/ Not all clouds are created equal

In this age of digital transformation, many organizations are eager to move to the cloud. However, it’s important to remember that not all clouds are created equal. One cloud may be designed using industry security best practices, and another may cut corners, placing your sensitive data at risk. There’s also the issue of scale. Organizations might start by using just one cloud provider, then quickly end up using dozens and even hundreds of different cloud providers. It’s up to companies to do their due diligence up front and at scale to find cloud providers that meet your security requirements.

Here are key questions you should ask cloud providers before adoption to ensure control and transparency are at the forefront of your cloud migration.

Do they fit your company’s size and security needs?

Many organizations are subject to a high degree of regulation and are frequently audited.
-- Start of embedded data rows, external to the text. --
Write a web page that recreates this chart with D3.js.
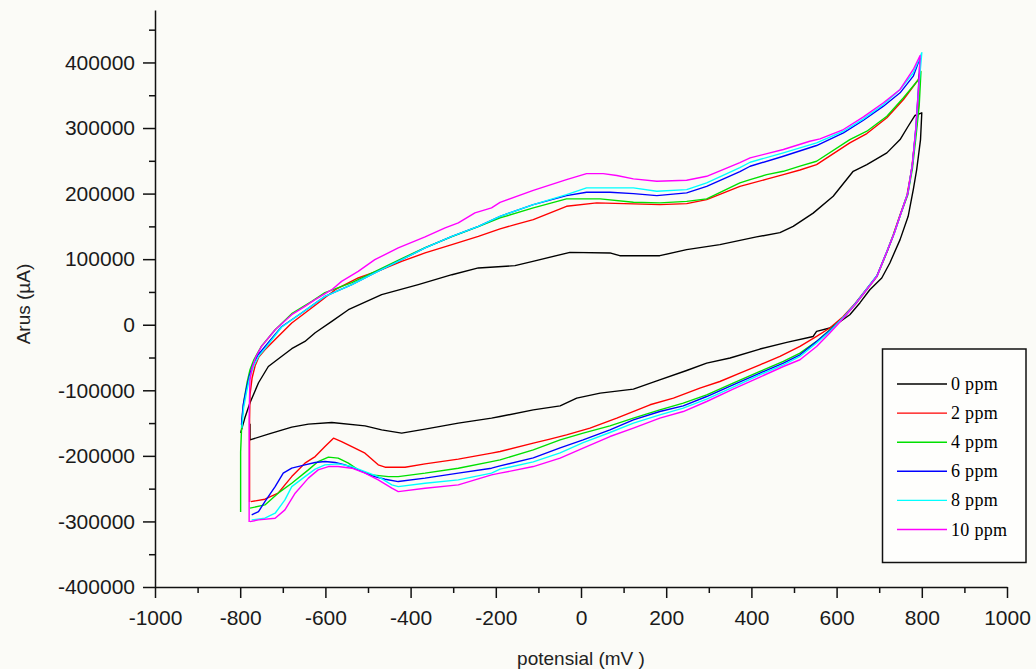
<!DOCTYPE html>
<html>
<head>
<meta charset="utf-8">
<script src="https://cdn.jsdelivr.net/npm/d3@7/dist/d3.min.js"></script>
<style>
  html, body { margin: 0; padding: 0; background: #fbfbf7; }
  svg { display: block; }
</style>
</head>
<body>
<svg id="chart" width="1036" height="669"></svg>
<script>
// Cyclic voltammograms: potential (mV) vs current (µA), one closed loop per concentration
const seriesNames = ["0 ppm", "2 ppm", "4 ppm", "6 ppm", "8 ppm", "10 ppm"];
const seriesColors = ["#000000", "#ff0000", "#00e000", "#0000ff", "#00ffff", "#ff00ff"];

const xTicks = [-1000, -800, -600, -400, -200, 0, 200, 400, 600, 800, 1000];
const xMinorTicks = [-900, -700, -500, -300, -100, 100, 300, 500, 700, 900];
const yTicks = [-400000, -300000, -200000, -100000, 0, 100000, 200000, 300000, 400000];
const yMinorTicks = [-350000, -250000, -150000, -50000, 50000, 150000, 250000, 350000, 450000];

// [potential mV, current µA]: forward scan, then reverse scan
const ppm0 = [[-799,-165000],[-789,-142000],[-777,-119000],[-757,-88500],[-734,-63700],[-707,-50400],[-679,-36600],[-648,-25500],[-624,-12200],[-585,5000],[-546,22900],[-468,45800],[-382,61100],[-303,76300],[-241,86600],[-155,90100],[-113,96600],[-26,110400],[68,109500],[91,105300],[185,105300],[248,114500],[326,122100],[412,133900],[467,140500],[498,150100],[545,170200],[592,195900],[639,234000],[671,244300],[718,262100],[749,282400],[768,302700],[784,319100],[800,323200],
  [797,282400],[788,236600],[780,206100],[768,165300],[749,129800],[725,94200],[706,71300],[678,53400],[655,33600],[631,15300],[608,4600],[584,-5000],[553,-10200],[545,-17900],[483,-27000],[420,-37100],[350,-50800],[295,-58500],[248,-69800],[178,-85500],[123,-98200],[45,-104300],[-10,-111900],[-49,-123700],[-112,-129800],[-190,-140000],[-210,-142400],[-288,-150100],[-366,-159200],[-421,-165300],[-468,-160300],[-507,-154200],[-585,-149200],[-640,-151600],[-679,-156200],[-734,-166900],[-777,-175600],[-777,-151100]];

const ppm2 = [[-778,-270200],[-778,-145000],[-777,-106900],[-772,-80900],[-765,-62600],[-756,-48900],[-742,-38200],[-711,-17900],[-679,2600],[-617,33100],[-577,53400],[-523,71300],[-468,84000],[-421,96600],[-366,109500],[-303,122100],[-241,134800],[-190,146100],[-155,152700],[-112,160300],[-34,180600],[37,185800],[123,184300],[185,183200],[248,184700],[295,190800],[373,211100],[397,215300],[436,222000],[475,229000],[514,236000],[553,244300],[631,277400],[671,291600],[718,315600],[757,343500],[792,374000],[796,386700],
  [792,330000],[784,282400],[776,236600],[765,196900],[749,167900],[733,137400],[718,111400],[694,73700],[669,53400],[643,32100],[615,12200],[584,-5000],[553,-17900],[514,-33100],[467,-48400],[420,-61100],[373,-73700],[326,-86600],[279,-96600],[217,-111900],[162,-122100],[84,-142400],[21,-157700],[-34,-167900],[-73,-174500],[-112,-180600],[-190,-193400],[-210,-195900],[-288,-205000],[-366,-212200],[-413,-217300],[-460,-217300],[-476,-213700],[-507,-195900],[-538,-185800],[-562,-178200],[-581,-173000],[-601,-185800],[-624,-201100],[-648,-211100],[-679,-231600],[-711,-256900],[-742,-266100],[-775,-269800]];

const ppm4 = [[-799,-285500],[-799,-193900],[-796,-145000],[-791,-114500],[-784,-88500],[-777,-68700],[-768,-53400],[-751,-33600],[-718,-7600],[-679,16800],[-632,35600],[-601,48900],[-538,64100],[-484,80900],[-421,100800],[-366,117600],[-303,134300],[-241,149600],[-190,162900],[-112,178200],[-34,191900],[45,191900],[123,186700],[185,185800],[248,188200],[295,191900],[373,216300],[397,221400],[436,229000],[475,234000],[514,242000],[553,249300],[631,282400],[671,295100],[718,318000],[757,346100],[796,376600],[798,386300],
  [794,335000],[786,285000],[778,238000],[767,198000],[750,168000],[734,138000],[719,112000],[695,74000],[670,53000],[644,31000],[616,11000],[584,-7600],[553,-25500],[514,-43200],[475,-56000],[420,-71300],[357,-89000],[295,-106900],[240,-119500],[185,-129800],[123,-142400],[68,-154200],[5,-165300],[-49,-175600],[-112,-190800],[-190,-206100],[-210,-208700],[-288,-218800],[-366,-226400],[-429,-231600],[-452,-231600],[-491,-229000],[-523,-221400],[-546,-211100],[-570,-203500],[-593,-202000],[-617,-208700],[-640,-221400],[-679,-241700],[-711,-256900],[-742,-274800],[-777,-279800]];

const ppm6 = [[-797,-152700],[-793,-122100],[-786,-99200],[-779,-79400],[-770,-61100],[-758,-45800],[-746,-36600],[-703,-3100],[-656,17900],[-601,43200],[-538,61100],[-484,78900],[-421,99200],[-366,117100],[-303,134800],[-241,150100],[-190,165300],[-112,183200],[-34,196900],[13,202000],[68,202000],[123,200000],[178,196900],[248,201100],[295,211100],[373,233600],[397,241700],[475,256900],[553,273300],[616,292700],[663,311900],[710,333300],[749,353700],[780,379100],[796,407200],
  [792,360000],[786,300000],[778,245000],[767,200000],[751,170000],[735,139000],[719,113000],[695,75000],[670,54000],[644,32000],[616,11000],[584,-8700],[553,-25500],[514,-45800],[475,-58500],[420,-73700],[357,-91600],[295,-109500],[240,-123700],[185,-132400],[123,-145000],[68,-160300],[5,-175600],[-49,-187800],[-112,-203100],[-190,-215300],[-210,-218800],[-288,-226400],[-366,-234000],[-429,-239200],[-460,-235600],[-491,-230500],[-523,-221400],[-554,-213700],[-577,-210200],[-601,-208700],[-624,-210200],[-648,-213700],[-679,-218800],[-699,-226400],[-718,-246900],[-742,-269800],[-757,-285000],[-773,-290100]];

const ppm8 = [[-796,-157300],[-792,-126700],[-785,-102300],[-778,-80900],[-768,-62600],[-756,-47300],[-744,-38200],[-703,-3800],[-656,17900],[-601,43200],[-538,61100],[-484,78900],[-421,99200],[-366,117100],[-303,134800],[-241,150100],[-190,165300],[-112,183200],[-34,198500],[13,208700],[123,208700],[178,203500],[248,206100],[295,216300],[373,239700],[397,247800],[475,262100],[553,277400],[616,295100],[663,314000],[710,335900],[749,358800],[780,384300],[800,414800],
  [794,370000],[787,305000],[779,250000],[768,203000],[752,172000],[736,141000],[720,115000],[696,76000],[671,55000],[645,33000],[617,12000],[584,-10200],[553,-27900],[514,-48400],[475,-61100],[420,-76300],[357,-95100],[295,-113400],[240,-127200],[185,-137400],[123,-150100],[68,-164400],[5,-179700],[-49,-195400],[-112,-209200],[-190,-220300],[-210,-226400],[-288,-236600],[-366,-241700],[-429,-246900],[-444,-244300],[-476,-231600],[-507,-224000],[-538,-216300],[-570,-212200],[-601,-213700],[-624,-220300],[-648,-231600],[-679,-246900],[-695,-267200],[-718,-287500],[-742,-295100],[-773,-297700]];

const ppm10 = [[-779,-300800],[-779,-145000],[-778,-106900],[-777,-84000],[-772,-65600],[-763,-48900],[-750,-33100],[-718,-7600],[-679,15300],[-648,27900],[-624,38200],[-585,53400],[-562,66100],[-523,81400],[-484,99200],[-429,117100],[-366,133900],[-319,147600],[-288,155300],[-249,170500],[-210,178200],[-190,186700],[-112,205000],[-34,221400],[13,230500],[52,230500],[84,227500],[123,222400],[178,218800],[248,220300],[295,226400],[373,247300],[397,254500],[475,267200],[537,279800],[561,283500],[616,297700],[663,317100],[710,338500],[749,358800],[780,389300],[796,410700],
  [793,365000],[786,300000],[778,245000],[767,200000],[751,170000],[735,139000],[719,113000],[695,74000],[670,53000],[644,31000],[616,10000],[584,-12700],[553,-33100],[514,-53400],[475,-63700],[420,-79800],[357,-98200],[295,-117100],[240,-132400],[185,-142400],[123,-157700],[68,-170500],[5,-188200],[-49,-203500],[-112,-216300],[-190,-226400],[-210,-229000],[-288,-244300],[-366,-249300],[-429,-254500],[-444,-249300],[-476,-236600],[-507,-226400],[-538,-218800],[-570,-216300],[-593,-216300],[-617,-221400],[-640,-234000],[-671,-256900],[-695,-282400],[-718,-295100],[-757,-297700],[-777,-300300]];

const allSeries = [ppm0, ppm2, ppm4, ppm6, ppm8, ppm10];

const svg = d3.select("#chart");
const x = d3.scaleLinear().domain([-1000, 1000]).range([155, 1007]);
const y = d3.scaleLinear().domain([-400000, 480000]).range([587, 10]);

const tickFont = "'Liberation Sans', Arial, sans-serif";

// x axis
svg.append("g").attr("transform", "translate(0,587)")
  .call(d3.axisBottom(x).tickValues(xTicks).tickSize(11).tickPadding(12).tickSizeOuter(0)
    .tickFormat(d => String(d)));
svg.append("g").attr("transform", "translate(0,587)")
  .call(d3.axisBottom(x).tickValues(xMinorTicks).tickSize(6).tickFormat(""))
  .call(g => g.select(".domain").remove());

// y axis
svg.append("g").attr("transform", "translate(155,0)")
  .call(d3.axisLeft(y).tickValues(yTicks).tickSize(12).tickPadding(8).tickSizeOuter(0)
    .tickFormat(d => String(d)));
svg.append("g").attr("transform", "translate(155,0)")
  .call(d3.axisLeft(y).tickValues(yMinorTicks).tickSize(6).tickFormat(""))
  .call(g => g.select(".domain").remove());

svg.selectAll(".domain, .tick line").attr("stroke", "#111").attr("stroke-width", 1.5);
svg.selectAll(".tick text").attr("font-family", tickFont).attr("font-size", 21).attr("fill", "#1a1a1a");

// axis titles
svg.append("text").attr("x", 581).attr("y", 665).attr("text-anchor", "middle")
  .attr("font-family", tickFont).attr("font-size", 19).attr("fill", "#222")
  .text("potensial (mV )");
svg.append("text").attr("transform", "translate(30,304) rotate(-90)").attr("text-anchor", "middle")
  .attr("font-family", tickFont).attr("font-size", 19).attr("fill", "#222")
  .text("Arus (µA)");

// voltammogram loops
const line = d3.line().x(d => x(d[0])).y(d => y(d[1]));
svg.append("g").selectAll("path").data(allSeries).join("path")
  .attr("d", line)
  .attr("fill", "none")
  .attr("stroke", (d, i) => seriesColors[i])
  .attr("stroke-width", 1.4)
  .attr("stroke-linejoin", "round");

// legend
const lg = svg.append("g");
lg.append("rect").attr("x", 882.5).attr("y", 349).attr("width", 143.5).attr("height", 213.5)
  .attr("fill", "#fefefc").attr("stroke", "#111").attr("stroke-width", 1.5);
seriesNames.forEach((name, i) => {
  const ly = 384 + i * 29.1;
  lg.append("line").attr("x1", 897).attr("x2", 947).attr("y1", ly).attr("y2", ly)
    .attr("stroke", seriesColors[i]).attr("stroke-width", 1.4);
  lg.append("text").attr("x", 951).attr("y", ly + 6)
    .attr("font-family", "'Liberation Serif', 'Times New Roman', serif")
    .attr("font-size", 18).attr("letter-spacing", 0.3).attr("fill", "#000")
    .text(name);
});
</script>
</body>
</html>
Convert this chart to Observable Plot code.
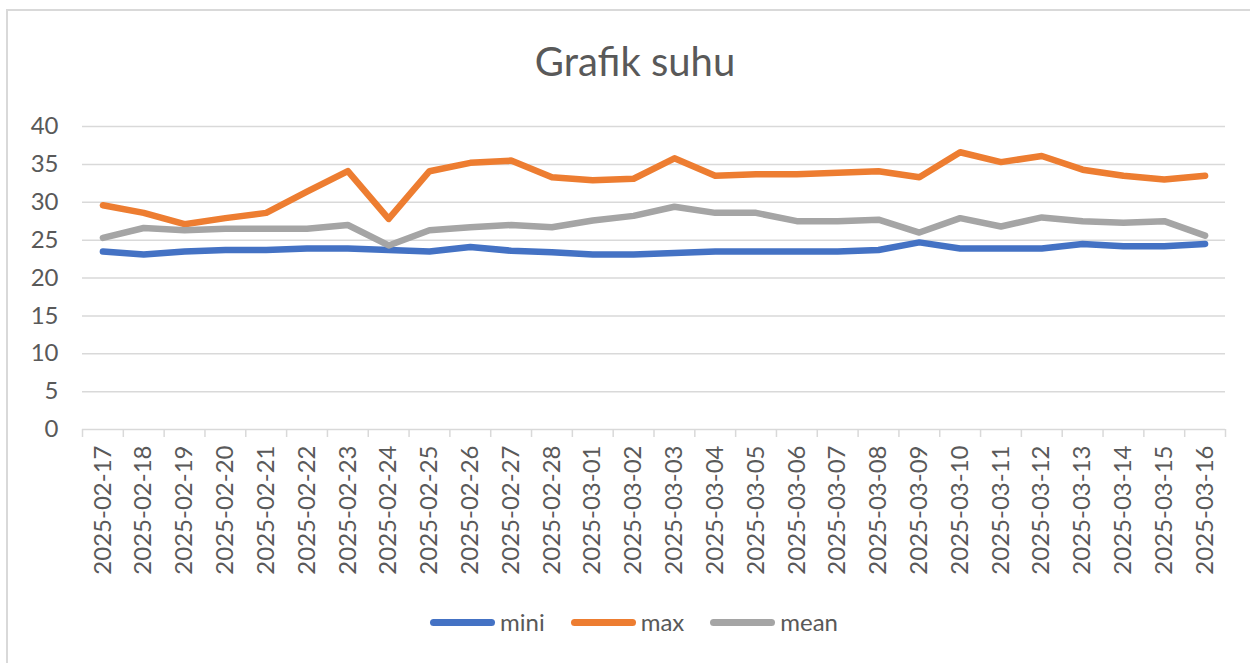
<!DOCTYPE html>
<html>
<head>
<meta charset="utf-8">
<script src="https://cdn.jsdelivr.net/npm/d3@7"></script>
<script src="https://cdn.jsdelivr.net/npm/@observablehq/plot@0.6"></script>
<style>
  html, body { margin: 0; padding: 0; background: #fff; }
  body { width: 1250px; height: 663px; position: relative; overflow: hidden; font-family: Lato, "Liberation Sans", sans-serif; color: #595959; }
  #frame { position: absolute; left: 6px; top: 9px; width: 1260px; height: 670px; border-left: 2px solid #d9d9d9; border-top: 2px solid #d9d9d9; box-sizing: border-box; }
  #title { position: absolute; left: 0; top: 41px; width: 1270px; text-align: center; font-size: 40px; line-height: 40px; color: #595959; }
  #chart { position: absolute; left: 0; top: 100px; }
  #legend { position: absolute; left: 0; top: 606px; width: 1268px; display: flex; justify-content: center; align-items: center; gap: 26px; font-size: 24px; line-height: 32px; color: #595959; }
  .item { display: flex; align-items: center; }
  .swatch { display: inline-block; width: 65px; height: 7px; border-radius: 4px; margin-right: 5px; }
</style>
</head>
<body>
<div id="frame"></div>
<div id="title">Grafik suhu</div>
<div id="chart"></div>
<div id="legend"></div>
<script>
const dates = [
  "2025-02-17","2025-02-18","2025-02-19","2025-02-20","2025-02-21","2025-02-22","2025-02-23",
  "2025-02-24","2025-02-25","2025-02-26","2025-02-27","2025-02-28","2025-03-01","2025-03-02",
  "2025-03-03","2025-03-04","2025-03-05","2025-03-06","2025-03-07","2025-03-08","2025-03-09",
  "2025-03-10","2025-03-11","2025-03-12","2025-03-13","2025-03-14","2025-03-15","2025-03-16"
];
const mini = [23.5, 23.1, 23.5, 23.7, 23.7, 23.9, 23.9, 23.7, 23.5, 24.1, 23.6, 23.4, 23.1, 23.1,
              23.3, 23.5, 23.5, 23.5, 23.5, 23.7, 24.7, 23.9, 23.9, 23.9, 24.5, 24.2, 24.2, 24.5];
const max  = [29.6, 28.6, 27.1, 27.9, 28.6, 31.4, 34.1, 27.8, 34.1, 35.2, 35.5, 33.3, 32.9, 33.1,
              35.8, 33.5, 33.7, 33.7, 33.9, 34.1, 33.3, 36.6, 35.3, 36.1, 34.3, 33.5, 33.0, 33.5];
const mean = [25.3, 26.6, 26.3, 26.5, 26.5, 26.5, 27.0, 24.3, 26.3, 26.7, 27.0, 26.7, 27.6, 28.2,
              29.4, 28.6, 28.6, 27.5, 27.5, 27.7, 26.0, 27.9, 26.8, 28.0, 27.5, 27.3, 27.5, 25.6];
const seriesNames = ["mini", "max", "mean"];
const seriesColors = ["#4472C4", "#ED7D31", "#A5A5A5"];
const yTicks = [0, 5, 10, 15, 20, 25, 30, 35, 40];

const seriesValues = {mini, max, mean};
const data = seriesNames.flatMap(name => seriesValues[name].map((v, i) => ({date: dates[i], value: v, series: name})));

const W = 1250, H = 490, ML = 82, MR = 25;
const step = (W - ML - MR) / dates.length;

const chart = Plot.plot({
  width: W, height: H,
  marginLeft: ML, marginRight: MR, marginTop: 26, marginBottom: 161,
  style: {fontFamily: "Lato, 'Liberation Sans', sans-serif", fontSize: "24px", color: "#595959", background: "transparent", overflow: "visible"},
  x: {type: "point", domain: dates, padding: 0.5, round: false, label: null},
  y: {domain: [0, 40], label: null},
  color: {domain: seriesNames, range: seriesColors},
  marks: [
    Plot.ruleY(yTicks, {stroke: "#d9d9d9", strokeWidth: 1.5}),
    Plot.ruleX(dates, {x: d => d, y1: 0, y2: 0, insetBottom: -8, dx: -step / 2, stroke: "#d9d9d9", strokeWidth: 1.5}),
    Plot.ruleX([dates[dates.length - 1]], {x: d => d, y1: 0, y2: 0, insetBottom: -8, dx: step / 2, stroke: "#d9d9d9", strokeWidth: 1.5}),
    Plot.axisY({ticks: yTicks, tickSize: 0, tickPadding: 24, fontSize: 24, fill: "#595959"}),
    Plot.axisX({tickSize: 0, tickPadding: 16, tickRotate: -90, fontSize: 24, fill: "#595959"}),
    Plot.line(data, {x: "date", y: "value", z: "series", stroke: "series", strokeWidth: 6.5, strokeLinejoin: "round", strokeLinecap: "round"})
  ]
});
document.getElementById("chart").appendChild(chart);

const legend = document.getElementById("legend");
seriesNames.forEach((name, i) => {
  const item = document.createElement("div");
  item.className = "item";
  const sw = document.createElement("span");
  sw.className = "swatch";
  sw.style.background = seriesColors[i];
  const label = document.createElement("span");
  label.textContent = name;
  item.appendChild(sw);
  item.appendChild(label);
  legend.appendChild(item);
});
</script>
</body>
</html>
The cloud provider must be able to demonstrate a proven track record of managing highly-controlled and regulated data. They should also have a comprehensive audit program in place to help your organization pass your own third-party and regulatory audits.

Can they keep up with change and risk?

Changes in cloud software happen so rapidly, that by the time your next annual vendor review comes around, the vendor may have hundreds of new features and may even have changed their entire technology stack. Ensuring there are key controls in place to manage this influx of change is critical. Otherwise, the constant changes open your organization up to unknown vulnerabilities. Organizations should require their cloud provider to notify them of any significant changes to the product. There should also be a clause in the contract which states that the cloud provider may not materially lessen the security controls during the term of the contract. This ensures that while there will be constant change, they can’t weaken the security program that you have previously reviewed and approved.

Many cloud providers have implemented a product council to discuss upcoming product features and evolving security policies. Asking to be a member of the cloud provider’s product council allows you to keep up to date and provide valuable feedback on the cloud provider’s roadmap. Many cloud providers also maintain product update blogs to inform their customers of new product changes. Signing up for these ensures you won’t miss any new features, like new activity API logs or Bring Your Own Key (BYOK) encryption models, that would allow you to further increase the security of your data in the cloud.

What visibility and control is available?

It is important that the organization continues to have full visibility into how its data is being stored, processed, accessed, and transmitted in the cloud. The service agreements with the cloud provider should clearly describe how the organization’s data is to be managed and protected in the cloud. Apart from strong contractual controls, the organization must have near real-time visibility into how its data is managed by the cloud provider. A continuous monitoring model will allow you to pull all logs into your own Security Operations Center (SOC) to look for anomalies or changes. In addition to transparency, control of your data is key. New features may be shipped every week, but you should have a choice in which features you want to enable and which features introduce a higher level of risk. Check if your cloud provider provides you with a self-service master feature switch, which would allow you to turn product features on and off. For example, you could enable a feature to support Multi Factor Authentication (MFA), but disable a new feature allowing your data to be shared by email with third parties. This master product feature switch capability enables you to manage your cloud in accordance with your own policies and not your cloud provider’s release cycle, which could expose your organization to unnecessary risk.

Cloud should be able to provide a far more secure model than legacy on-premise providers. However, you should do your due-diligence up front to select the enterprise cloud providers that can meet and exceed your security requirements. Otherwise, you may be left with unsophisticated cloud providers that can’t adequately protect your data, and your journey to the cloud could be a turbulent and costly one.